> [GOAL]: Word for word, set down the records and skip each picture.

> [INPUT FOR THIS TASK]:
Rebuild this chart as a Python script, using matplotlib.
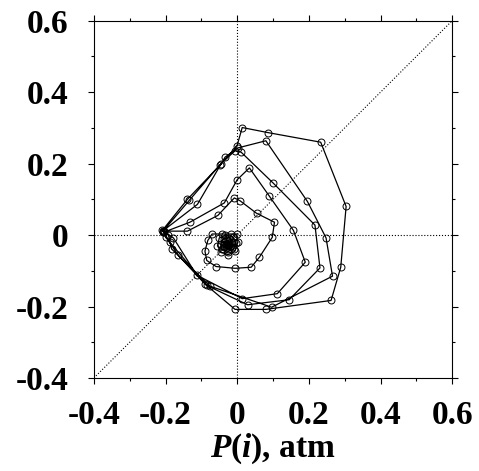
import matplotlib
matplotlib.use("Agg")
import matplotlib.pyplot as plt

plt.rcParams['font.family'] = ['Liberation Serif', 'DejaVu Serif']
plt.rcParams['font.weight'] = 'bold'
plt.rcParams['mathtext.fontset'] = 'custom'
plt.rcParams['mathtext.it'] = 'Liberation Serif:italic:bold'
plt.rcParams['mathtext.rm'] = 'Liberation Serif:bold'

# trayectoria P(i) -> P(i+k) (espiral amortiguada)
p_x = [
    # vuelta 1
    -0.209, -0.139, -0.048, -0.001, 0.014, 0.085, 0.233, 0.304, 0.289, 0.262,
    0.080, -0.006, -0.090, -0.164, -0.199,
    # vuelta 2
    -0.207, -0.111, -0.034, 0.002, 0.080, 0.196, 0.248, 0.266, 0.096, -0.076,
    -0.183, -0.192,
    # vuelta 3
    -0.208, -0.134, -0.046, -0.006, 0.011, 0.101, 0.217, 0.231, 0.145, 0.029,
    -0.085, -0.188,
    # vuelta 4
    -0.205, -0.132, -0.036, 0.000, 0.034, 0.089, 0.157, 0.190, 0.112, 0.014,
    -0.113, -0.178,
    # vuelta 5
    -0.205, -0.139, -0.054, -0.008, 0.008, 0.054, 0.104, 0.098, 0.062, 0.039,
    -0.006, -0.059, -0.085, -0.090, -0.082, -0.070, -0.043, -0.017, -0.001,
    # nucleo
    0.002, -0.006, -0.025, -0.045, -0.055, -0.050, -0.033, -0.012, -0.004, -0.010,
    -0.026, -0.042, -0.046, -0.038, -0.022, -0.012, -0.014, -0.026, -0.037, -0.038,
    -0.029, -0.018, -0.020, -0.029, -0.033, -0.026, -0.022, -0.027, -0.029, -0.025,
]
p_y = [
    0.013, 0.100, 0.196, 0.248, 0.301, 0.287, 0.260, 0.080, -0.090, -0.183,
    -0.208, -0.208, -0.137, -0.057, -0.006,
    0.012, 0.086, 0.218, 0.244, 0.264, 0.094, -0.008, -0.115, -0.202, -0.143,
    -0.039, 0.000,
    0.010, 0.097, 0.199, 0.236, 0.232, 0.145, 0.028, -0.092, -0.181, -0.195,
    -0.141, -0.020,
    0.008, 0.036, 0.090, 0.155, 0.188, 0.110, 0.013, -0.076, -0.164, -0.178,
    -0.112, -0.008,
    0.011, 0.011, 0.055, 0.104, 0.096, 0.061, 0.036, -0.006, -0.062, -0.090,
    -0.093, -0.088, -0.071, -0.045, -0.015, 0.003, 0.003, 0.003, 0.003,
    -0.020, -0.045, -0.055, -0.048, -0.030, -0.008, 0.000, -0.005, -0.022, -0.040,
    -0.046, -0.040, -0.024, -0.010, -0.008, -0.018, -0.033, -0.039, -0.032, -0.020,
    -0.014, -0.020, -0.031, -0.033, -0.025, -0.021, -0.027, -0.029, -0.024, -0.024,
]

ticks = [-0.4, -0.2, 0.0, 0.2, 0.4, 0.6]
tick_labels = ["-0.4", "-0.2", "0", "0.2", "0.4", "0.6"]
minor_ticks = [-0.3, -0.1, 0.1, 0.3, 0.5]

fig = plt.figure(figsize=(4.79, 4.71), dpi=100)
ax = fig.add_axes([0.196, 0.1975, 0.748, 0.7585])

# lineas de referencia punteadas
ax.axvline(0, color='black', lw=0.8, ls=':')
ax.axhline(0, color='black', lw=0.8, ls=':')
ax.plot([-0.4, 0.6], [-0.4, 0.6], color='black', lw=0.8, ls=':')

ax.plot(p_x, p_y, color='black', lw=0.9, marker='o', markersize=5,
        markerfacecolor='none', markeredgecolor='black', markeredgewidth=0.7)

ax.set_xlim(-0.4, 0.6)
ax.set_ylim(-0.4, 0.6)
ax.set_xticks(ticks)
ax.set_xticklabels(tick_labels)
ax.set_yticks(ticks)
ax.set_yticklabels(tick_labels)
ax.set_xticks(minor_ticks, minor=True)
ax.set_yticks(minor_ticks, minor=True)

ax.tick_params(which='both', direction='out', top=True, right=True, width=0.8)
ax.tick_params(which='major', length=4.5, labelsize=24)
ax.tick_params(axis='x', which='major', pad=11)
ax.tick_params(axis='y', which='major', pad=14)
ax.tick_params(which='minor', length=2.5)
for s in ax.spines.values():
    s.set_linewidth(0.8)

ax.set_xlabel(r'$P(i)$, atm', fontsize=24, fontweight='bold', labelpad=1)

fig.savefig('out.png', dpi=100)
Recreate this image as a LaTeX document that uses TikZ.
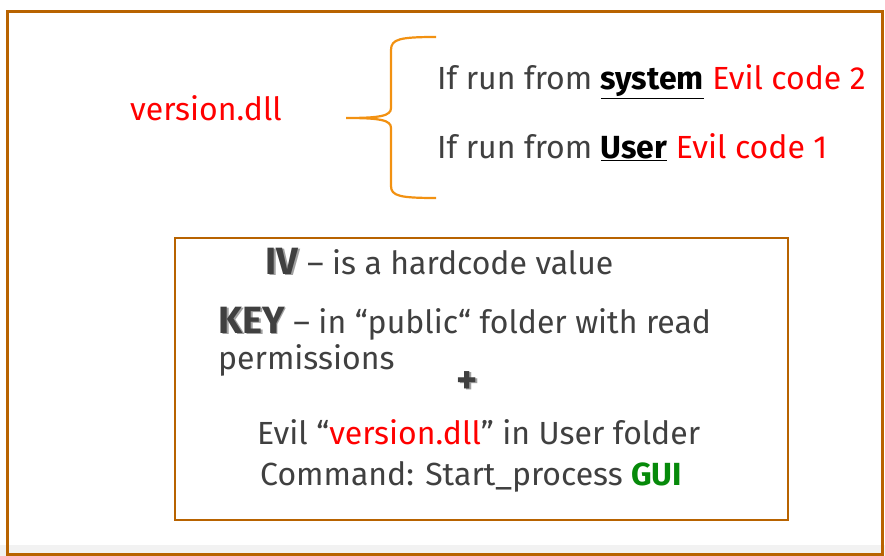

> [CORRECT ANSWER]:
Rebuild this chart as a Python script, using matplotlib.
import matplotlib
matplotlib.use("Agg")
import matplotlib.pyplot as plt

plt.rcParams['font.family'] = ['Liberation Serif', 'DejaVu Serif']
plt.rcParams['font.weight'] = 'bold'
plt.rcParams['mathtext.fontset'] = 'custom'
plt.rcParams['mathtext.it'] = 'Liberation Serif:italic:bold'
plt.rcParams['mathtext.rm'] = 'Liberation Serif:bold'

# trayectoria P(i) -> P(i+k) (espiral amortiguada)
p_x = [
    # vuelta 1
    -0.209, -0.139, -0.048, -0.001, 0.014, 0.085, 0.233, 0.304, 0.289, 0.262,
    0.080, -0.006, -0.090, -0.164, -0.199,
    # vuelta 2
    -0.207, -0.111, -0.034, 0.002, 0.080, 0.196, 0.248, 0.266, 0.096, -0.076,
    -0.183, -0.192,
    # vuelta 3
    -0.208, -0.134, -0.046, -0.006, 0.011, 0.101, 0.217, 0.231, 0.145, 0.029,
    -0.085, -0.188,
    # vuelta 4
    -0.205, -0.132, -0.036, 0.000, 0.034, 0.089, 0.157, 0.190, 0.112, 0.014,
    -0.113, -0.178,
    # vuelta 5
    -0.205, -0.139, -0.054, -0.008, 0.008, 0.054, 0.104, 0.098, 0.062, 0.039,
    -0.006, -0.059, -0.085, -0.090, -0.082, -0.070, -0.043, -0.017, -0.001,
    # nucleo
    0.002, -0.006, -0.025, -0.045, -0.055, -0.050, -0.033, -0.012, -0.004, -0.010,
    -0.026, -0.042, -0.046, -0.038, -0.022, -0.012, -0.014, -0.026, -0.037, -0.038,
    -0.029, -0.018, -0.020, -0.029, -0.033, -0.026, -0.022, -0.027, -0.029, -0.025,
]
p_y = [
    0.013, 0.100, 0.196, 0.248, 0.301, 0.287, 0.260, 0.080, -0.090, -0.183,
    -0.208, -0.208, -0.137, -0.057, -0.006,
    0.012, 0.086, 0.218, 0.244, 0.264, 0.094, -0.008, -0.115, -0.202, -0.143,
    -0.039, 0.000,
    0.010, 0.097, 0.199, 0.236, 0.232, 0.145, 0.028, -0.092, -0.181, -0.195,
    -0.141, -0.020,
    0.008, 0.036, 0.090, 0.155, 0.188, 0.110, 0.013, -0.076, -0.164, -0.178,
    -0.112, -0.008,
    0.011, 0.011, 0.055, 0.104, 0.096, 0.061, 0.036, -0.006, -0.062, -0.090,
    -0.093, -0.088, -0.071, -0.045, -0.015, 0.003, 0.003, 0.003, 0.003,
    -0.020, -0.045, -0.055, -0.048, -0.030, -0.008, 0.000, -0.005, -0.022, -0.040,
    -0.046, -0.040, -0.024, -0.010, -0.008, -0.018, -0.033, -0.039, -0.032, -0.020,
    -0.014, -0.020, -0.031, -0.033, -0.025, -0.021, -0.027, -0.029, -0.024, -0.024,
]

ticks = [-0.4, -0.2, 0.0, 0.2, 0.4, 0.6]
tick_labels = ["-0.4", "-0.2", "0", "0.2", "0.4", "0.6"]
minor_ticks = [-0.3, -0.1, 0.1, 0.3, 0.5]

fig = plt.figure(figsize=(4.79, 4.71), dpi=100)
ax = fig.add_axes([0.196, 0.1975, 0.748, 0.7585])

# lineas de referencia punteadas
ax.axvline(0, color='black', lw=0.8, ls=':')
ax.axhline(0, color='black', lw=0.8, ls=':')
ax.plot([-0.4, 0.6], [-0.4, 0.6], color='black', lw=0.8, ls=':')

ax.plot(p_x, p_y, color='black', lw=0.9, marker='o', markersize=5,
        markerfacecolor='none', markeredgecolor='black', markeredgewidth=0.7)

ax.set_xlim(-0.4, 0.6)
ax.set_ylim(-0.4, 0.6)
ax.set_xticks(ticks)
ax.set_xticklabels(tick_labels)
ax.set_yticks(ticks)
ax.set_yticklabels(tick_labels)
ax.set_xticks(minor_ticks, minor=True)
ax.set_yticks(minor_ticks, minor=True)

ax.tick_params(which='both', direction='out', top=True, right=True, width=0.8)
ax.tick_params(which='major', length=4.5, labelsize=24)
ax.tick_params(axis='x', which='major', pad=11)
ax.tick_params(axis='y', which='major', pad=14)
ax.tick_params(which='minor', length=2.5)
for s in ax.spines.values():
    s.set_linewidth(0.8)

ax.set_xlabel(r'$P(i)$, atm', fontsize=24, fontweight='bold', labelpad=1)

fig.savefig('out.png', dpi=100)
Recreate this image as a LaTeX document that uses TikZ.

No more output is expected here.